• **Problem details**: Only the lines from the start of the data below through the line that contains "const fmt = v" are to be copied, exactly and without pictures.

• **Supplied data**:
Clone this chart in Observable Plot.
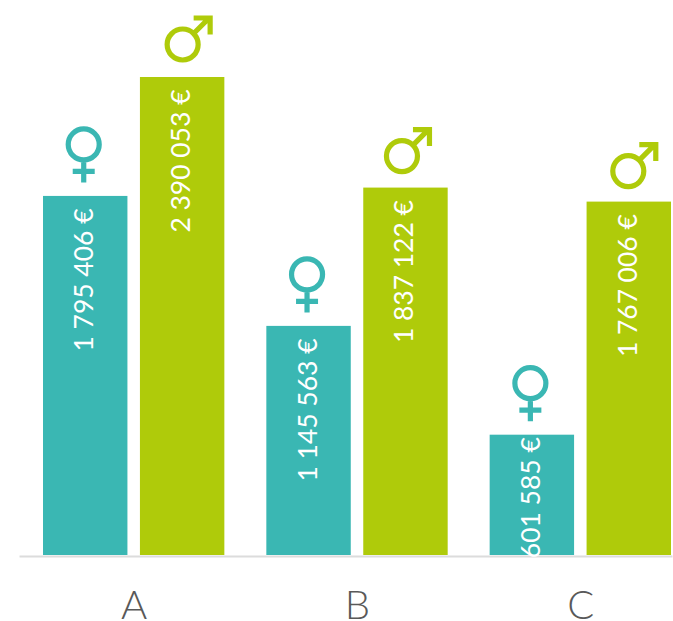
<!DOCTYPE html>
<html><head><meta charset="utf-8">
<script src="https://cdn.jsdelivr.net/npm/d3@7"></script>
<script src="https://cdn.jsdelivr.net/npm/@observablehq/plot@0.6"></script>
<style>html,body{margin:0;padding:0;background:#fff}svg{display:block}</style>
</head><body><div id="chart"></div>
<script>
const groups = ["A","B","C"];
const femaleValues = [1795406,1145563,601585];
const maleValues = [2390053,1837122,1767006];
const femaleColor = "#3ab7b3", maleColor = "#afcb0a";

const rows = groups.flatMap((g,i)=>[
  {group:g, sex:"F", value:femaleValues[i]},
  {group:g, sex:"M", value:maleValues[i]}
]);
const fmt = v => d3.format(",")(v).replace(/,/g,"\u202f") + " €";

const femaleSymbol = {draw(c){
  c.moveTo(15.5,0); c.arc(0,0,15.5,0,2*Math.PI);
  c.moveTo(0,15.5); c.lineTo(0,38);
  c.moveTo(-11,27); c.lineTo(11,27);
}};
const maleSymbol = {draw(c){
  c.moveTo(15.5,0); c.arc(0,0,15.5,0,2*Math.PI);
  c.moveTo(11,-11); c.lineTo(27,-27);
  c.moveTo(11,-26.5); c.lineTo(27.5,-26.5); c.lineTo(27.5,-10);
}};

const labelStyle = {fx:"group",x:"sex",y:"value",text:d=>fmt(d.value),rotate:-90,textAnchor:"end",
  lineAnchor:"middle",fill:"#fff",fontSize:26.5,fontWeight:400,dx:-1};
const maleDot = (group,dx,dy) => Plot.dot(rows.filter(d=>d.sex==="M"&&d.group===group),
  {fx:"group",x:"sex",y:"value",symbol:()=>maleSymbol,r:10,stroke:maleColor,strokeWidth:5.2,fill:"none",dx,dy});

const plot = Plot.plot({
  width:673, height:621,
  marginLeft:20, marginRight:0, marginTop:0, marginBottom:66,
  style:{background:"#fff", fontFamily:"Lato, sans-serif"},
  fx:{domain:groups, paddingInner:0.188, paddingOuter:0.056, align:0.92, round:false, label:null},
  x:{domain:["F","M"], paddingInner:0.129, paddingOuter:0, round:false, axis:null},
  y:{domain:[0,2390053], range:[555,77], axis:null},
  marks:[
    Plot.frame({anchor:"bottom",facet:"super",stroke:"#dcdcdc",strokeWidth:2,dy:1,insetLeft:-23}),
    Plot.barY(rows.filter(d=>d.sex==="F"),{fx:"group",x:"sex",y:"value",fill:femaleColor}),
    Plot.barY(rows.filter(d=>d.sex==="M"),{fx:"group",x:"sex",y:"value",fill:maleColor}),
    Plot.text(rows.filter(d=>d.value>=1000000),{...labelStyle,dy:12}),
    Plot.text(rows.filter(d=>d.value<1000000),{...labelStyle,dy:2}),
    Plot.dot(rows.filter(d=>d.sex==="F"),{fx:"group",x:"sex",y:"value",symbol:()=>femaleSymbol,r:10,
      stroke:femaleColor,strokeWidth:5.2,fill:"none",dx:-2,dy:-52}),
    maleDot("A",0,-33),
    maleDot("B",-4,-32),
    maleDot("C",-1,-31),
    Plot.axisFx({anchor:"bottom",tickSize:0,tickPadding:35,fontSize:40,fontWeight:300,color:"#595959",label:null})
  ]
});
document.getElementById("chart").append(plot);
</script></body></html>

• **Expected output**:
Clone this chart in Observable Plot.
<!DOCTYPE html>
<html><head><meta charset="utf-8">
<script src="https://cdn.jsdelivr.net/npm/d3@7"></script>
<script src="https://cdn.jsdelivr.net/npm/@observablehq/plot@0.6"></script>
<style>html,body{margin:0;padding:0;background:#fff}svg{display:block}</style>
</head><body><div id="chart"></div>
<script>
const groups = ["A","B","C"];
const femaleValues = [1795406,1145563,601585];
const maleValues = [2390053,1837122,1767006];
const femaleColor = "#3ab7b3", maleColor = "#afcb0a";

const rows = groups.flatMap((g,i)=>[
  {group:g, sex:"F", value:femaleValues[i]},
  {group:g, sex:"M", value:maleValues[i]}
]);
const fmt = v => d3.format(",")(v).replace(/,/g,"\u202f") + " €";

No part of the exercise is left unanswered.